Features

Four Center Grove students accepted into Indiana University Honors Program for Foreign Language

Aaron Toland | Staff Writer

On a daily basis, the average man will speak about 7,000 words; on the other hand, the average woman will speak 20,000 words in the same time period. For almost every student at CGHS, all of the 7,000-20,000 words that they utter on a daily basis will be spoken in English. However, several CGHS students will not speak anywhere near this number of English words over the first six weeks of their summer break. These students will not be allowed to speak English at all.

  CGHS junior Cadyn Cox and seniors Isaac Hagedorn, Adam Hering, Jenna Rager and Jacob Thrasher have all been accepted into the Indiana University Honors Program for Foreign Language(IUHPFL.) The IUHPFL allows a select number of Indiana high school students to spend more than six weeks in countries across the globe. While abroad, students live with host families, study their respective foreign language at a university and visit several points of interest in their country. During their time abroad, students must follow the IUHPFL honor code. Students are permitted from speaking English, reading anything in English and listening to any music in English. Additionally, students are not allowed to bring any of their personal electronic devices. In other words, no snapchat for over a month! Those in the program are also only allowed to stay in contact with their friends and families in the United States for an hour a week.

  Along with the qualifications to remain in the IUHPFL, there are several qualifications to be accepted into the IUHPFL: students must attend an Indiana high school, be between 15 and 19 years of age, have completed a minimum of three years of the foreign language spoken in the country they wish to visit, have outstanding character and students must have a solid academic record. CGHS students decided to apply for the program for several reasons.

  Adam Hering’s main reason for becoming apart of the IUHPFL was the positive experience that the program offered his sister.

  “My sister applied for this program and had a blast when she went,” Hering said, who will be spending his summer speaking Spanish in Viña del Mar, Chilé. “She also came back fluent in Spanish and this is something I would like to achieve.”

  “I decided to apply to the program firstly because I really love French,” junior Cadyn Cox said; this summer she will be in the city of St. Brieuc, France. “I find real joy in learning the language and look forward to coming class every day. The language and culture are so interesting and different from ours. When I was presented with the chance to experience it first-hand, I couldn’t turn it down. Also, I feel that it is becoming increasingly important to know a second language in our world today, especially with how global it is becoming.”

  The IUHPFL is not only a rigorous experience academically; according to the program’s website, the program is also rigorous socially, emotionally, physically and personally. Hering and Cox are nervous about several facets of their trip abroad.

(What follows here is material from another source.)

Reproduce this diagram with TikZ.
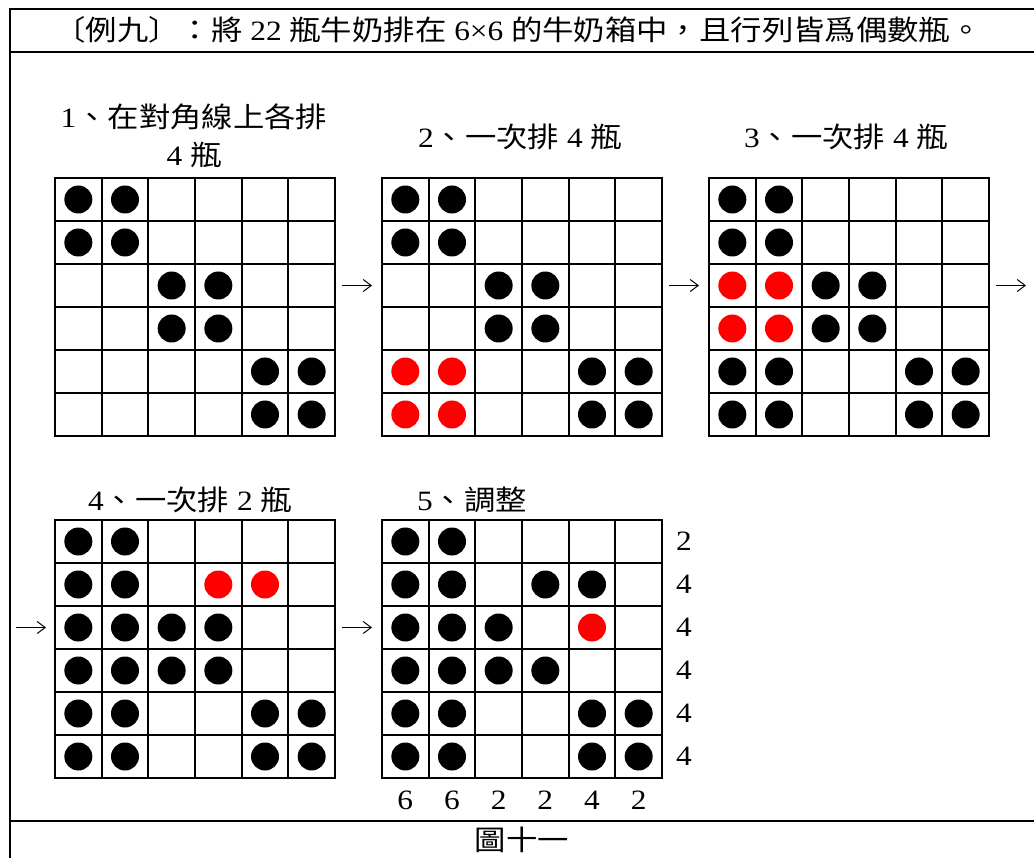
\documentclass[tikz,border=0pt]{standalone}
\usepackage{fontspec}
\setmainfont{Liberation Serif}[FakeStretch=1.12]
\newfontfamily\cjk{Noto Sans CJK TC}[FakeStretch=1.12]
\usetikzlibrary{arrows.meta,calc}
\tikzset{
  frame/.style={line width=2.5pt},
  cellline/.style={line width=2pt, line cap=rect},
  bot/.style={circle, fill=black, minimum size=28pt, inner sep=0pt, outer sep=0pt},
  redbot/.style={bot, fill=red},
  lab/.style={inner sep=0pt, font=\fontsize{28}{34}\selectfont, align=center},
  arr/.style={line width=1pt, -{Straight Barb[length=8pt,width=12pt,line width=1pt]}},
  gridbox/.style={inner sep=0pt, outer sep=0pt, minimum width=280pt, minimum height=258pt, anchor=north west},
}
\newcommand\milkgrid[3]{%
  \node[gridbox] (#1) at (#2,#3) {};
  \begin{scope}[shift={(#2,#3)}]
    \foreach \i in {0,...,6} \draw[cellline] (\i*280/6,0) -- (\i*280/6,258);
    \foreach \j in {0,...,6} \draw[cellline] (0,\j*43) -- (280,\j*43);
  \end{scope}}
\newcommand\bottles[4]{% name, x0, y0, list col/row/style
  \foreach \c/\r/\s in {#4}
    \node[\s] (#1-\c-\r) at ({#2+(\c-0.5)*280/6},{#3+(\r-0.5)*43}) {};}
\begin{document}
\begin{tikzpicture}[x=1pt,y=-1pt]
\useasboundingbox (0,0) rectangle (1034,858);
% frame
\draw[frame] (1034,9) -- (10,9) -- (10,860);
\draw[frame] (10,52) -- (1034,52);
\draw[frame] (10,821) -- (1034,821);
% title
\node[lab] (title) at (518,30) {{\cjk 〔例九〕：將} 22 {\cjk 瓶牛奶排在} 6×6 {\cjk 的牛奶箱中，且行列皆爲偶數瓶。}};
% step labels
\node[lab] (s1a) at (194,117) {1{\cjk 、在對角線上各排}};
\node[lab] (s1b) at (194,155) {4 {\cjk 瓶}};
\node[lab] (s2) at (520,137) {2{\cjk 、一次排} 4 {\cjk 瓶}};
\node[lab] (s3) at (846,137) {3{\cjk 、一次排} 4 {\cjk 瓶}};
\node[lab] (s4) at (190,500) {4{\cjk 、一次排} 2 {\cjk 瓶}};
\node[lab] (s5) at (472,500) {5{\cjk 、調整}};
% grids
\milkgrid{g1}{55}{178}
\milkgrid{g2}{382}{178}
\milkgrid{g3}{709}{178}
\milkgrid{g4}{55}{520}
\milkgrid{g5}{382}{520}
\bottles{g1}{55}{178}{1/1/bot,2/1/bot,1/2/bot,2/2/bot,3/3/bot,4/3/bot,3/4/bot,4/4/bot,5/5/bot,6/5/bot,5/6/bot,6/6/bot}
\bottles{g2}{382}{178}{1/1/bot,2/1/bot,1/2/bot,2/2/bot,3/3/bot,4/3/bot,3/4/bot,4/4/bot,5/5/bot,6/5/bot,5/6/bot,6/6/bot,1/5/redbot,2/5/redbot,1/6/redbot,2/6/redbot}
\bottles{g3}{709}{178}{1/1/bot,2/1/bot,1/2/bot,2/2/bot,1/3/redbot,2/3/redbot,3/3/bot,4/3/bot,1/4/redbot,2/4/redbot,3/4/bot,4/4/bot,1/5/bot,2/5/bot,5/5/bot,6/5/bot,1/6/bot,2/6/bot,5/6/bot,6/6/bot}
\bottles{g4}{55}{520}{1/1/bot,2/1/bot,1/2/bot,2/2/bot,4/2/redbot,5/2/redbot,1/3/bot,2/3/bot,3/3/bot,4/3/bot,1/4/bot,2/4/bot,3/4/bot,4/4/bot,1/5/bot,2/5/bot,5/5/bot,6/5/bot,1/6/bot,2/6/bot,5/6/bot,6/6/bot}
\bottles{g5}{382}{520}{1/1/bot,2/1/bot,1/2/bot,2/2/bot,4/2/bot,5/2/bot,1/3/bot,2/3/bot,3/3/bot,5/3/redbot,1/4/bot,2/4/bot,3/4/bot,4/4/bot,1/5/bot,2/5/bot,5/5/bot,6/5/bot,1/6/bot,2/6/bot,5/6/bot,6/6/bot}
% arrows
\coordinate (a1s) at (342,285.5); \coordinate (a1e) at (372,285.5);
\coordinate (a2s) at (669,285.5); \coordinate (a2e) at (699,285.5);
\coordinate (a3s) at (996,285.5); \coordinate (a3e) at (1026,285.5);
\coordinate (a4s) at (16,627.5);  \coordinate (a4e) at (46,627.5);
\coordinate (a5s) at (342,627.5); \coordinate (a5e) at (372,627.5);
\draw[arr] (a1s) -- (a1e);
\draw[arr] (a2s) -- (a2e);
\draw[arr] (a3s) -- (a3e);
\draw[arr] (a4s) -- (a4e);
\draw[arr] (a5s) -- (a5e);
% row counts
\foreach \n/\k in {2/1,4/2,4/3,4/4,4/5,4/6}
  \node[lab] (r\k) at (684,{520+(\k-0.5)*43}) {\n};
% column counts
\foreach \n/\k in {6/1,6/2,2/3,2/4,4/5,2/6}
  \node[lab] (c\k) at ({382+(\k-0.5)*280/6},800) {\n};
% caption
\node[lab] (cap) at (522,840) {\cjk 圖十一};
\end{tikzpicture}
\end{document}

  “I’m a little bit nervous to have limited contact with my family, but the excitement of experiencing a foreign country and getting to know my host family outweighs that,” Cox said. “I know I will miss my family, but the benefits I will be earning from the program will make the homesickness worth it. As for not being able to speak English, I figure the worst that will happen is that I become really good at playing charades.”

  “I am not nervous about having limited contact with my family because I am a very independent person,” Hering said. “I am nervous about not speaking English because it will be difficult. Instead of going from Spanish IV to Spanish V, I am going from Spanish IV to Spanish IX.”

  Despite their worries, Cox and Hering are excited for the summer that lies ahead of them. The two have set several linguistic and personal goals for their summer.

  Cox said, “My goals are to improve my French speaking ability and become more independent and self-sufficient as I navigate this experience, hopefully preparing me for the next stage of my life.”

  “Obviously learning to speak Spanish better, but the main thing is to immerse myself in a new culture and learn what I can,” Hering said. “Another one of my goals is to learn how to cook some of the food that they eat.”

  One unique aspect of the program is that students live with host families. Living with a host family integrates students into the culture of the foreign country; furthermore, living with a host family provides emotional support and fosters linguistic development. After their summer abroad, many students consider their host families their second families. Hering and Cox are both excited about meeting their new families.

“I am genuinely excited to meet and live with my host family,” Cox said. “I’m excited to meet these new people and form new friendships with them.”

  Hering adds, “I am looking forward to living with a host family, when my sister went on her trip she loved her host family. I have heard this from many people who went on this trip.”

  Hering and Cox both plan to continue studying their respective languages post-IUHPFL. Hering and Cox are both planning on studying their languages when they go on to college; both students also hope to become fluent or near fluent by the time their foreign odyssey has ended.

  The IUHPFL allows participants to jump-start their language abilities through cultural and linguistic immersion. The six CGHS students that applied for the program know what they are in for. Their time abroad will almost definitely push them to their breaking points academically, physically and mentally. The fact that these students are in the program despite the inherent challenges is a testament to their characters. If these students can bring their foreign language skills and their characters into our world, everyone will benefit.